Saturday, June 12, 1999

Dogs are
eternal optimists

Just before his third birthday, my grandson Corwin passed an important milestone: He officially became smarter than my Shar-pei Bingo.

I've been tracking their relative intelligence since Corwin was a baby. I saw them taking an afternoon nap after lunch one day, sprawled out on the floor side by side, their fat tummies protruding without shame.

"You know," I said, "they both look dumber than garden slugs."

In Bingo's case, it was a permanent condition. For Corwin, I hoped it was not -- a hope fulfilled the other day when I saw the two of them playing together. What told me beyond a doubt that Corwin was smarter?

They were playing "pretend" and Corwin was pretending to give Bingo food from a plate. The stupid dog was chasing the boy around the room like a fool as he tried to gobble up the morsels that kept turning out to be imaginary.

Dogs just don't grasp the concept of "pretend" that comes so naturally to little boys. Dogs are very literal-minded creatures -- kind of like some women, except that even the most literal-minded woman eventually catches on that you're just joshing her.

Not Bingo. No matter how many times Corwin offered up handfuls of air, Bingo kept going back expecting a real bite of food. Corwin proved his intellectual superiority by laughing his head off at Bingo's stupidity.

Bingo was so easily outwitted despite the fact that, to compensate for giving him a brain the size of a garbanzo bean, his Maker gave him a nose the size of a shop vacuum to sniff out whether Corwin really had food in his hand. Bingo wasn't smart enough to use the schnoz.

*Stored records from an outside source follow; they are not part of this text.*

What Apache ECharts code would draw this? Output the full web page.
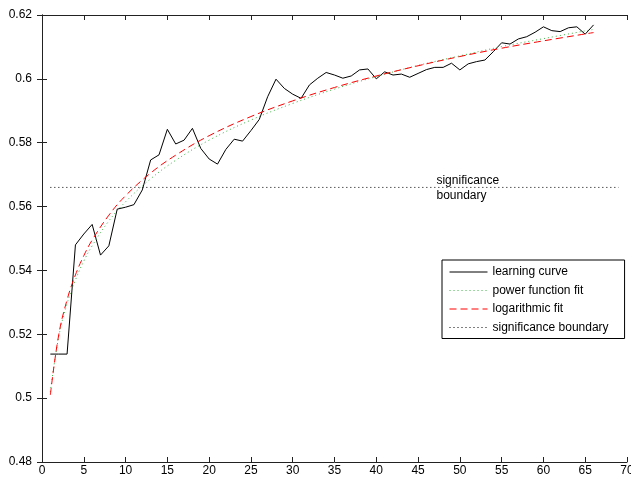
<!DOCTYPE html>
<html>
<head>
<meta charset="utf-8">
<script src="https://cdn.jsdelivr.net/npm/echarts@6/dist/echarts.min.js"></script>
<style>
  html, body { margin: 0; padding: 0; background: #fff; }
  #chart { width: 631px; height: 477px; }
</style>
</head>
<body>
<div id="chart"></div>
<script>
// Courbe d'apprentissage (x = 1..66)
const learningCurve = [
    0.5138, 0.5138, 0.5138, 0.5480, 0.5514, 0.5544, 0.5448, 0.5477, 0.5592, 0.5598,
    0.5606, 0.5652, 0.5746, 0.5762, 0.5842, 0.5796, 0.5808, 0.5845, 0.5782, 0.5749,
    0.5733, 0.5779, 0.5811, 0.5805, 0.5838, 0.5873, 0.5944, 0.5999, 0.5970, 0.5952,
    0.5939, 0.5981, 0.6002, 0.6020, 0.6012, 0.6002, 0.6009, 0.6028, 0.6031, 0.6000,
    0.6022, 0.6012, 0.6015, 0.6005, 0.6017, 0.6029, 0.6036, 0.6036, 0.6049, 0.6028,
    0.6047, 0.6054, 0.6059, 0.6085, 0.6113, 0.6109, 0.6125, 0.6132, 0.6146, 0.6163,
    0.6151, 0.6148, 0.6160, 0.6163, 0.6140, 0.6169
];

const fitX = [1, 2, 3, 4, 5, 6, 8, 10, 13, 16, 20, 25, 30, 35, 40, 45, 50, 55, 60, 66];
const powerFit = [0.5020, 0.5192, 0.5296, 0.5370, 0.5429, 0.5477, 0.5555, 0.5615, 0.5687, 0.5745,
                  0.5808, 0.5871, 0.5923, 0.5968, 0.6007, 0.6042, 0.6072, 0.6101, 0.6126, 0.6155];
const logFit = [0.5010, 0.5198, 0.5308, 0.5386, 0.5446, 0.5495, 0.5573, 0.5634, 0.5705, 0.5761,
                0.5822, 0.5882, 0.5931, 0.5973, 0.6009, 0.6041, 0.6070, 0.6096, 0.6119, 0.6145];

const sigX = [1, 69];
const sigLevel = 0.566;

const axisColor = '#222';
const font = 'Liberation Sans, Arial, sans-serif';

function pairs(xs, ys) {
    return xs.map((x, i) => [x, ys[i]]);
}

const chart = echarts.init(document.getElementById('chart'));

const option = {
    backgroundColor: '#fff',
    animation: false,
    textStyle: { fontFamily: font },
    grid: { left: 42, right: 4, top: 15, bottom: 15, containLabel: false, outerBoundsMode: 'none' },
    xAxis: [{
        type: 'value', min: 0, max: 70, interval: 5,
        axisLine: { lineStyle: { color: axisColor, width: 1 } },
        axisTick: { inside: true, length: 5, lineStyle: { color: axisColor } },
        axisLabel: { color: '#000', fontSize: 12, margin: 3, fontFamily: font },
        splitLine: { show: false }
    }, {
        type: 'value', min: 0, max: 70, interval: 5, position: 'top',
        axisLine: { show: true, lineStyle: { color: axisColor, width: 1 } },
        axisTick: { show: true, inside: true, length: 5, lineStyle: { color: axisColor } },
        axisLabel: { show: false },
        splitLine: { show: false }
    }],
    yAxis: [{
        type: 'value', min: 0.48, max: 0.62, interval: 0.02,
        axisLine: { show: true, lineStyle: { color: axisColor, width: 1 } },
        axisTick: { show: true, inside: true, length: 5, lineStyle: { color: axisColor } },
        axisLabel: { color: '#000', fontSize: 12, margin: 10, fontFamily: font,
                     formatter: v => String(parseFloat(v.toFixed(2))) },
        splitLine: { show: false }
    }, {
        type: 'value', min: 0.48, max: 0.62, interval: 0.02, position: 'right',
        axisLine: { show: true, lineStyle: { color: axisColor, width: 1 } },
        axisTick: { show: true, inside: true, length: 5, lineStyle: { color: axisColor } },
        axisLabel: { show: false },
        splitLine: { show: false }
    }],
    legend: {
        orient: 'vertical',
        left: 442, top: 260,
        padding: [6, 16, 5, 7],
        itemWidth: 38, itemHeight: 12, itemGap: 6.5,
        backgroundColor: '#fff',
        borderColor: '#000', borderWidth: 1,
        itemStyle: { opacity: 0 },
        lineStyle: { width: 1 },
        textStyle: { color: '#000', fontSize: 12, fontFamily: font },
        data: ['learning curve', 'power function fit', 'logarithmic fit', 'significance boundary']
    },
    series: [{
        name: 'learning curve',
        type: 'line',
        data: learningCurve.map((v, i) => [i + 1, v]),
        symbol: 'none',
        lineStyle: { color: '#000', width: 1 },
        itemStyle: { color: '#000' },
        z: 3
    }, {
        name: 'power function fit',
        type: 'line',
        data: pairs(fitX, powerFit),
        smooth: 0.4,
        symbol: 'none',
        lineStyle: { color: '#3cb043', width: 1, type: [1, 3] },
        itemStyle: { color: '#3cb043' },
        z: 4
    }, {
        name: 'logarithmic fit',
        type: 'line',
        data: pairs(fitX, logFit),
        smooth: 0.4,
        symbol: 'none',
        lineStyle: { color: '#ff0000', width: 1, type: [7, 4] },
        itemStyle: { color: '#ff0000' },
        z: 5
    }, {
        name: 'significance boundary',
        type: 'line',
        data: sigX.map(x => [x, sigLevel]),
        symbol: 'none',
        lineStyle: { color: '#000', width: 1, type: [1, 3] },
        itemStyle: { color: '#000' },
        markPoint: {
            symbol: 'circle',
            symbolSize: 0,
            data: [{ coord: [47.2, sigLevel] }],
            label: {
                show: true,
                position: 'right',
                distance: 0,
                offset: [0, 1],
                formatter: 'significance\nboundary',
                color: '#000',
                fontSize: 12,
                lineHeight: 15,
                align: 'left',
                fontFamily: font
            }
        },
        z: 2
    }]
};

chart.setOption(option);
</script>
</body>
</html>
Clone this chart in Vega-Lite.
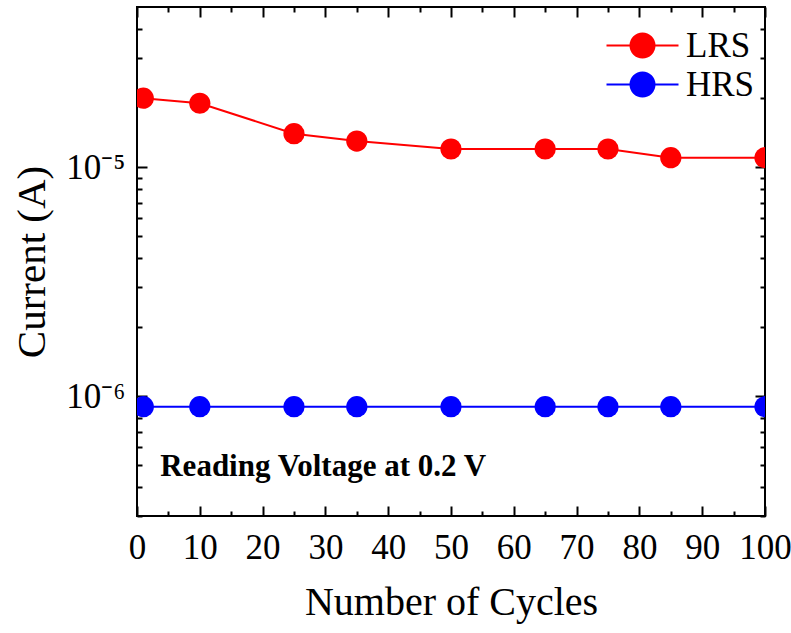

I guess that's what makes dogs so appealing: They're forever optimistic despite all evidence to the contrary. And dogs are different from little boys in that they seem to get dumber instead of smarter as they grow older.

For instance, Bingo hates baths. I used to have to chase him all over the yard to get a leash on him so I could hose him down.

On the other hand, he loves rides in the car. When I pulled out the leash to take him to the car, he sat obediently to let me attach it. He had an uncanny sense of when the leash was for a bath and when the leash was for the car.

Now, he always assumes the leash is for the car despite the fact that I hardly ever take him for rides anymore because he's gotten too big and slobbers too much.

So he sits there full of hope, tail wagging, as I attach the leash. Then the tail droops along with his head as I tie him to the gate for his bath.

But again, his Maker compensated by making him so stupid that the minute the hose is turned off he forgets all about his misery and is prancing around like the happiest dog in the sausage aisle at the market.

Corwin's game of "pretend" is starting to wear thin on Bingo. "Uh, Corwin," I say, "the dog is getting a little surly. You'd better get him a biscuit."

Corwin sticks his hand in the biscuit box and pretends to pull one out. Bingo leaps for the treat in eager anticipation. Disappointed at getting nothing but air, he scratches the door to go outside until Corwin's mother takes him home.

I give him a biscuit for letting my grandson live.

David Shapiro is managing editor of the Star-Bulletin.